>> start Source excerpt

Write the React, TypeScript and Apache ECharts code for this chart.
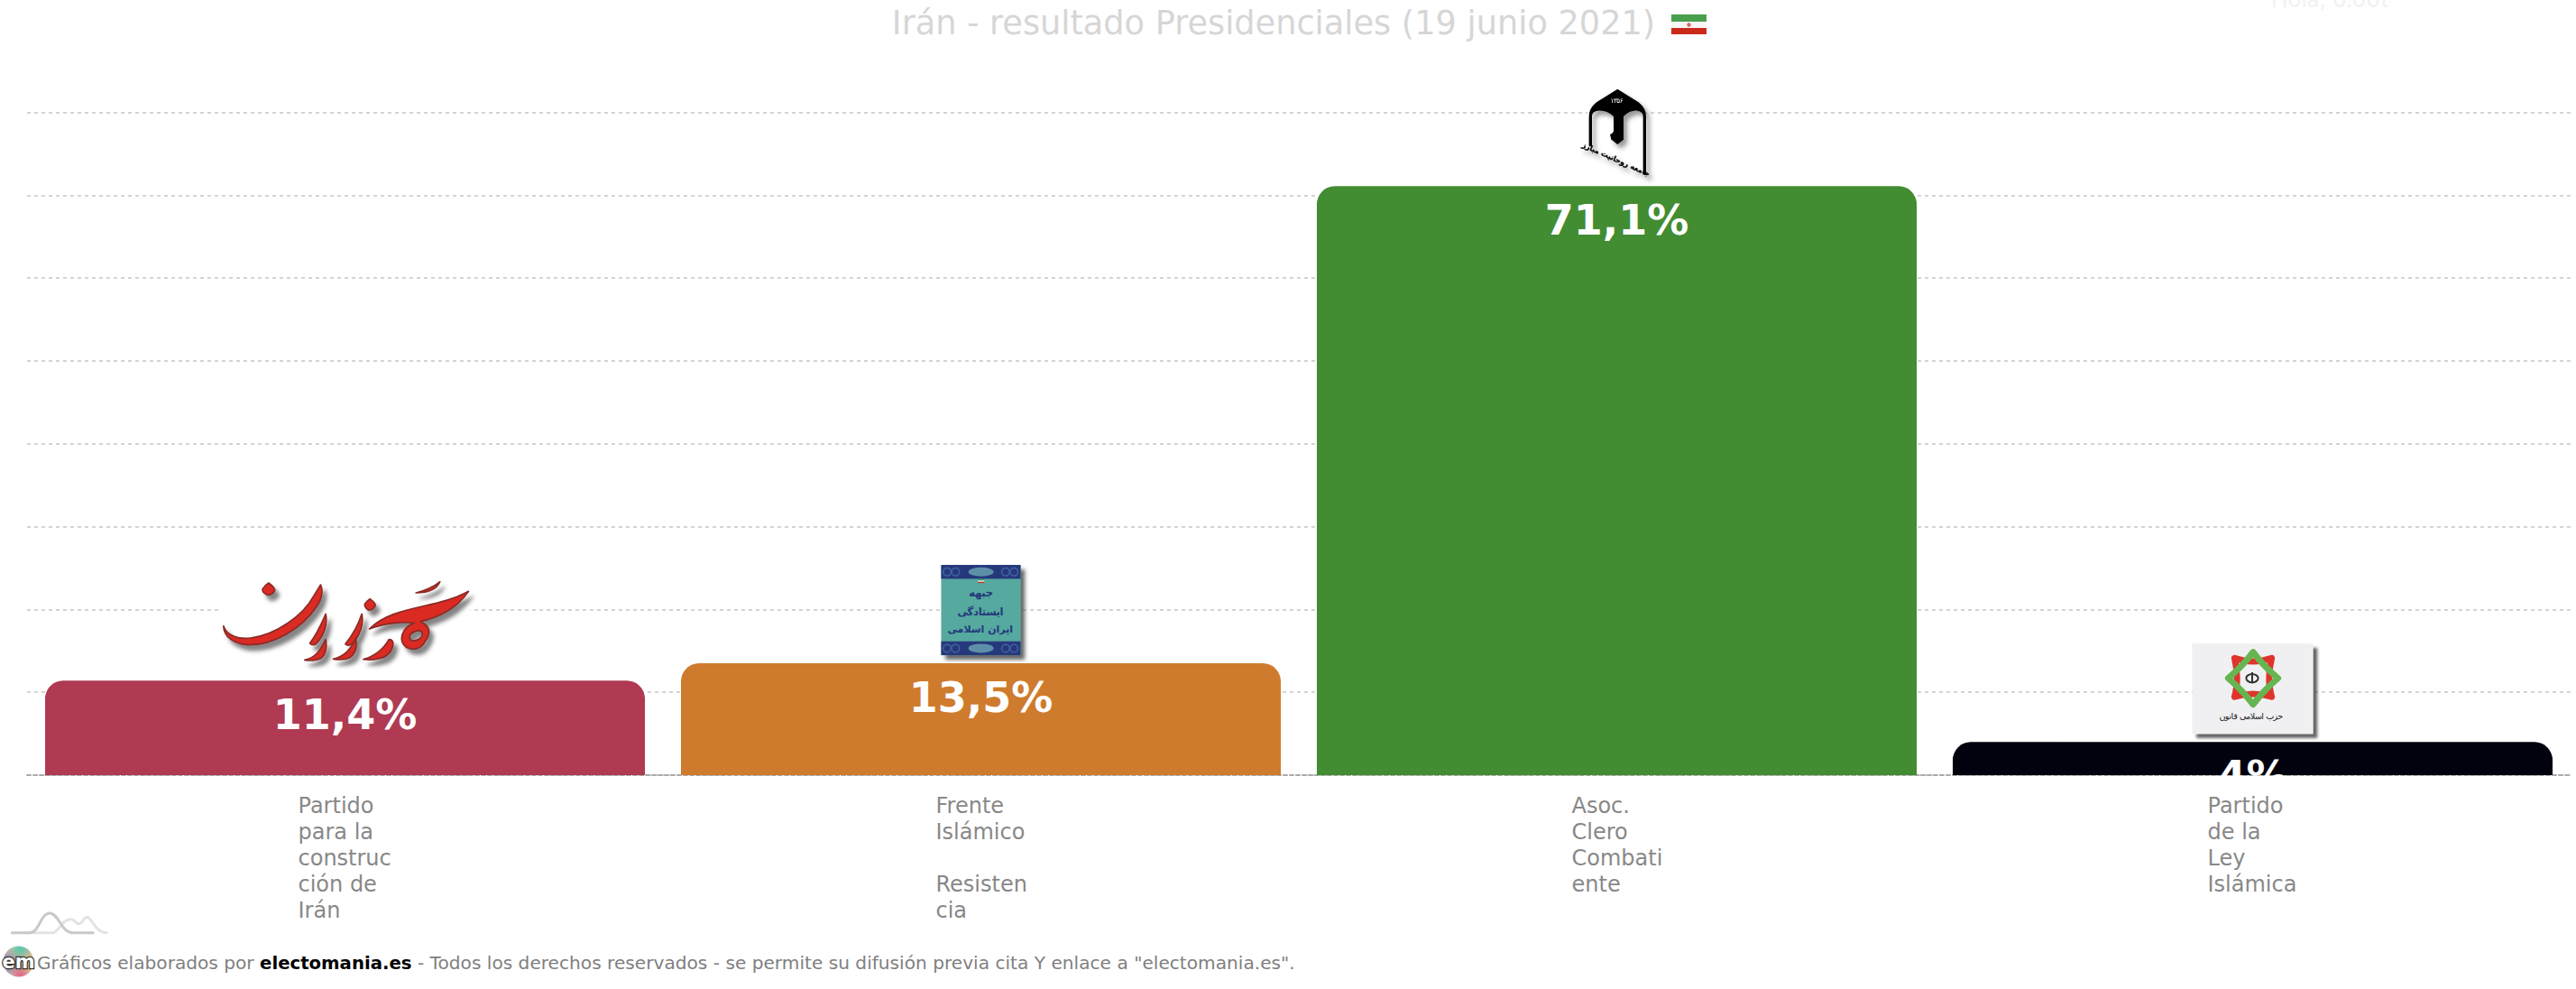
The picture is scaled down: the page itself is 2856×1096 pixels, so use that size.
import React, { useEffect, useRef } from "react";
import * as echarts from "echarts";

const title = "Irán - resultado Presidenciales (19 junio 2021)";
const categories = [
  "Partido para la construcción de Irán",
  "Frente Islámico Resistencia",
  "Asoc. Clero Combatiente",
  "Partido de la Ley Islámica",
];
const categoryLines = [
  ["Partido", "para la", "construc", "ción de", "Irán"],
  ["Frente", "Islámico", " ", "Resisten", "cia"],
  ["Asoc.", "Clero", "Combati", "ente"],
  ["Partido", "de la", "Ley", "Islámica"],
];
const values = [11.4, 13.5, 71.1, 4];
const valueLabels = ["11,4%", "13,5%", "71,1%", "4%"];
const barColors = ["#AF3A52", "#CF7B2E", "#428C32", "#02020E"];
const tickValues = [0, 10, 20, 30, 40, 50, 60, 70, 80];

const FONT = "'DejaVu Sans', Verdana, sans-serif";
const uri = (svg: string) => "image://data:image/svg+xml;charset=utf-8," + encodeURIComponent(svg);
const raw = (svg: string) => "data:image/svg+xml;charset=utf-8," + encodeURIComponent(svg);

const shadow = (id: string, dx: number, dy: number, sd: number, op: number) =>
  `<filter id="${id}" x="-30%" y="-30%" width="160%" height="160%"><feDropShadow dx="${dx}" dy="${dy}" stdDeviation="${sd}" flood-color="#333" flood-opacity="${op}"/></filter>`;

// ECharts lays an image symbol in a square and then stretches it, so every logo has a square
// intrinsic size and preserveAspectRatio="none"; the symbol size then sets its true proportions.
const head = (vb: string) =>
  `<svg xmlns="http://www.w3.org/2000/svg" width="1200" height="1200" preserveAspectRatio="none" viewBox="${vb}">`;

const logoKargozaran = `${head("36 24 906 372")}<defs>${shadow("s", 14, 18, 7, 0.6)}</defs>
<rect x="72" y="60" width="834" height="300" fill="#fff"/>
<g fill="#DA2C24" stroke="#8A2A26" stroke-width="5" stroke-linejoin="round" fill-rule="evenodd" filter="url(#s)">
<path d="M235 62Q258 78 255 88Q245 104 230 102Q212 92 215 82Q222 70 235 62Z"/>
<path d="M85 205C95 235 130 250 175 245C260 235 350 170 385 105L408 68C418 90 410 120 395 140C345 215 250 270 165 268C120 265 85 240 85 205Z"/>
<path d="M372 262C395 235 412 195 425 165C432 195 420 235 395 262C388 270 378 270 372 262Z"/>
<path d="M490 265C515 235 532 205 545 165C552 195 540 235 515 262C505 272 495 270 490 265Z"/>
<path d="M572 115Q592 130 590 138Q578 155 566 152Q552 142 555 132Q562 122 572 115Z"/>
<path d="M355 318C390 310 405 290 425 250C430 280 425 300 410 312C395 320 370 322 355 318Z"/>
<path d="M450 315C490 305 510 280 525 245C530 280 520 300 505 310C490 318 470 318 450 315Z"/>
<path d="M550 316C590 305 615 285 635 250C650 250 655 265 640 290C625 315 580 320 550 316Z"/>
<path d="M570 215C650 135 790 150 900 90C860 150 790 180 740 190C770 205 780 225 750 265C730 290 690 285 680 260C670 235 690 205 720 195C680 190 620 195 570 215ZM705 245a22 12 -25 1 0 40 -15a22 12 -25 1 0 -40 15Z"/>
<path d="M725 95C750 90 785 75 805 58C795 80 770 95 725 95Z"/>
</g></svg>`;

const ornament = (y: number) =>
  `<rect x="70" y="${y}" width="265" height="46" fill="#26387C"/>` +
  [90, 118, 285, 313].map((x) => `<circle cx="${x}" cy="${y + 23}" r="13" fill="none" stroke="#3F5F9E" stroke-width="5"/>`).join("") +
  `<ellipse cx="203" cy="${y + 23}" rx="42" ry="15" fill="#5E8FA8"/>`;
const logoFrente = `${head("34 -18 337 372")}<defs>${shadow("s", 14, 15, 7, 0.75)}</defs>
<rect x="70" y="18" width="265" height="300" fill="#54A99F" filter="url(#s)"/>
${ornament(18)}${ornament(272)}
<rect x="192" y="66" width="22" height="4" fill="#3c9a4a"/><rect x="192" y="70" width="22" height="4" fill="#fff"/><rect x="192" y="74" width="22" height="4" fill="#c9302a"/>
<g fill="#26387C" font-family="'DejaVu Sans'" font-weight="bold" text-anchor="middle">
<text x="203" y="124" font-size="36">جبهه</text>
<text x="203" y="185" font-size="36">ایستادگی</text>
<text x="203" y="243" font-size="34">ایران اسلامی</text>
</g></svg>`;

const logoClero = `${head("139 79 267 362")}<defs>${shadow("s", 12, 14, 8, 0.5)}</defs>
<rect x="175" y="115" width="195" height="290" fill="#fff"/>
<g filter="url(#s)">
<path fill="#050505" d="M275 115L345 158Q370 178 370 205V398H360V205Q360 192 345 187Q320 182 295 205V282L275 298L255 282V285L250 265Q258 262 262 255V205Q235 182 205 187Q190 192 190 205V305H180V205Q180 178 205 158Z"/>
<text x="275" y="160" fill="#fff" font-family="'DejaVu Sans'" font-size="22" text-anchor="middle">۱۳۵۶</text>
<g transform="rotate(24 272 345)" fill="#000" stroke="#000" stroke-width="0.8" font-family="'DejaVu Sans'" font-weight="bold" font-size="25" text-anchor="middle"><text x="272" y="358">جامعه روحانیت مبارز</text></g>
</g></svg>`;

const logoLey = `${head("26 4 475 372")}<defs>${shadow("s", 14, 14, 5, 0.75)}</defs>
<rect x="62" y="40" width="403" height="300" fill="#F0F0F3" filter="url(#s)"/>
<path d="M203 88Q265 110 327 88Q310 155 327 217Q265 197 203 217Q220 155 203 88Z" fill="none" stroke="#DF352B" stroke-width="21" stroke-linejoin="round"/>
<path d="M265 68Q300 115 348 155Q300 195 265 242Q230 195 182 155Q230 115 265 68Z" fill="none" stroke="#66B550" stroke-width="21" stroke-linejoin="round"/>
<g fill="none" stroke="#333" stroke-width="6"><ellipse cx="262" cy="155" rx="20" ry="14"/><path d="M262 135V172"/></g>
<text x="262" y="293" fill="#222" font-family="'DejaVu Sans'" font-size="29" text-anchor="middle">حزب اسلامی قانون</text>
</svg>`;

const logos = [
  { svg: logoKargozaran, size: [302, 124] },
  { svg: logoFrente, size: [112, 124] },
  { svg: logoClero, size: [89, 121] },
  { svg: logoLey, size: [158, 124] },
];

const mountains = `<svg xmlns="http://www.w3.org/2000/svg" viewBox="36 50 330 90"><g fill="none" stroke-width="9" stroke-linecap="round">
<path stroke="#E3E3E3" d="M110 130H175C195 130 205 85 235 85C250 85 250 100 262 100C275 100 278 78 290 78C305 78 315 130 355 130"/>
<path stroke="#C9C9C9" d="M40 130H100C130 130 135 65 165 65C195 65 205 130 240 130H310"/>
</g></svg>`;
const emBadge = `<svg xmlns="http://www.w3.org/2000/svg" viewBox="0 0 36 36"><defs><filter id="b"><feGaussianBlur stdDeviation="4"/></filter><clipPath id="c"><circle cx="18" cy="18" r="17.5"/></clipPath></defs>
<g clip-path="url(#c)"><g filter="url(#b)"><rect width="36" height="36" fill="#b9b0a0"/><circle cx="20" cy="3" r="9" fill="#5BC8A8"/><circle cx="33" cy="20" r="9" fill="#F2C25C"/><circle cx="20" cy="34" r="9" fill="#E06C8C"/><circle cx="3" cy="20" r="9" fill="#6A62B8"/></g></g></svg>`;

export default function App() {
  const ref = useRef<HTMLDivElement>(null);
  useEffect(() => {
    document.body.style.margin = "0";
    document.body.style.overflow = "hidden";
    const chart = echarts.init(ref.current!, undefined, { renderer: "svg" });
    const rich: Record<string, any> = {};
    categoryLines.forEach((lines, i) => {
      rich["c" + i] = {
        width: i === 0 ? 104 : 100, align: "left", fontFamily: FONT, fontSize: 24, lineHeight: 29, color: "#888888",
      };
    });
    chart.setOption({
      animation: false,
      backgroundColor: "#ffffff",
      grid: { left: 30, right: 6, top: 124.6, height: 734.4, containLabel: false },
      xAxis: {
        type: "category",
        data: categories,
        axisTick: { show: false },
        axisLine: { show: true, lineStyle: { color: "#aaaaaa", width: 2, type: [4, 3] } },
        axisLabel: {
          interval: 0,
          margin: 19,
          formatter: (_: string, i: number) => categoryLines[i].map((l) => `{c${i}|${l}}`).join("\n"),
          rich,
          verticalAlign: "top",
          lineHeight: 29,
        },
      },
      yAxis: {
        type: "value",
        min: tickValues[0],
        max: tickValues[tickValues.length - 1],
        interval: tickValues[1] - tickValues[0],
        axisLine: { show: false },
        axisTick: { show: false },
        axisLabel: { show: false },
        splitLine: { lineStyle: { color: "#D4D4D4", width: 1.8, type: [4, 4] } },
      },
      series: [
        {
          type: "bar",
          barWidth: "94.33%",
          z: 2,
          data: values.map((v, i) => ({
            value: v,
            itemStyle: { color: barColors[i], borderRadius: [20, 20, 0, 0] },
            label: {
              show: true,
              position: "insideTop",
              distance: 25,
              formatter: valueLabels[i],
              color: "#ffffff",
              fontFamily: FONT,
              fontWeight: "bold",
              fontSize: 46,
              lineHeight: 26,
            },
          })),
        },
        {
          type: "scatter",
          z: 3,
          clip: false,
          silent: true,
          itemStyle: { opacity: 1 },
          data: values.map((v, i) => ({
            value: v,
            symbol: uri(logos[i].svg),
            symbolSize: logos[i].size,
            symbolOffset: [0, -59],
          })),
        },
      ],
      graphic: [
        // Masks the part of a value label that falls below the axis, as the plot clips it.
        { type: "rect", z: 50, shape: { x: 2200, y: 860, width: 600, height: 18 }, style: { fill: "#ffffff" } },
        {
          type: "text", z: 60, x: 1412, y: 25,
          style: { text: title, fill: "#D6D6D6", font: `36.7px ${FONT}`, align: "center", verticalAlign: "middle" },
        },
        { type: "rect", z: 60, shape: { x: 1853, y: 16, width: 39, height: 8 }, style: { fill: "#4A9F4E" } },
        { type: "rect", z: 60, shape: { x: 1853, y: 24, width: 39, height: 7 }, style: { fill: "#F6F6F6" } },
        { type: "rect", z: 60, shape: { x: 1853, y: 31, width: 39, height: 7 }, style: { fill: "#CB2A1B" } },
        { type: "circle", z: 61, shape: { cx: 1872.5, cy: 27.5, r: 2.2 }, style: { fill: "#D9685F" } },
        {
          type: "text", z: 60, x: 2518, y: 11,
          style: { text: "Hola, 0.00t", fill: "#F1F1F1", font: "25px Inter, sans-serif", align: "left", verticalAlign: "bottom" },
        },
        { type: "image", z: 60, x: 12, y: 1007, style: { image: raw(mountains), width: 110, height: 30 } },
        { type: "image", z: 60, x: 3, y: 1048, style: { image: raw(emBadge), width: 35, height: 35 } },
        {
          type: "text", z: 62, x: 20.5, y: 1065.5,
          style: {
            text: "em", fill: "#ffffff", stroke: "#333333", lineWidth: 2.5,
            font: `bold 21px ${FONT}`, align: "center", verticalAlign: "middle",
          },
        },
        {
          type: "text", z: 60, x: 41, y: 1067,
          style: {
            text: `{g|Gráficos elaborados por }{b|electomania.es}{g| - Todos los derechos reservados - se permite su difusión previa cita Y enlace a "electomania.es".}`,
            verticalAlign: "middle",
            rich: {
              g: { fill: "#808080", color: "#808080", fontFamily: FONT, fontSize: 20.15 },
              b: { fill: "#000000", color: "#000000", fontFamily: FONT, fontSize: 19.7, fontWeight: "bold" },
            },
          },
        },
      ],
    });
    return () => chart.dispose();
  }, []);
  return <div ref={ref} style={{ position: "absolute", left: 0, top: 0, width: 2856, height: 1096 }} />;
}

>> end Source excerpt

Please quote the lines of the material, beginning with the first and ending with the one that contains "import * as", exactly as written and without any pictures.

Write the React, TypeScript and Apache ECharts code for this chart.
The picture is scaled down: the page itself is 2856×1096 pixels, so use that size.
import React, { useEffect, useRef } from "react";
import * as echarts from "echarts";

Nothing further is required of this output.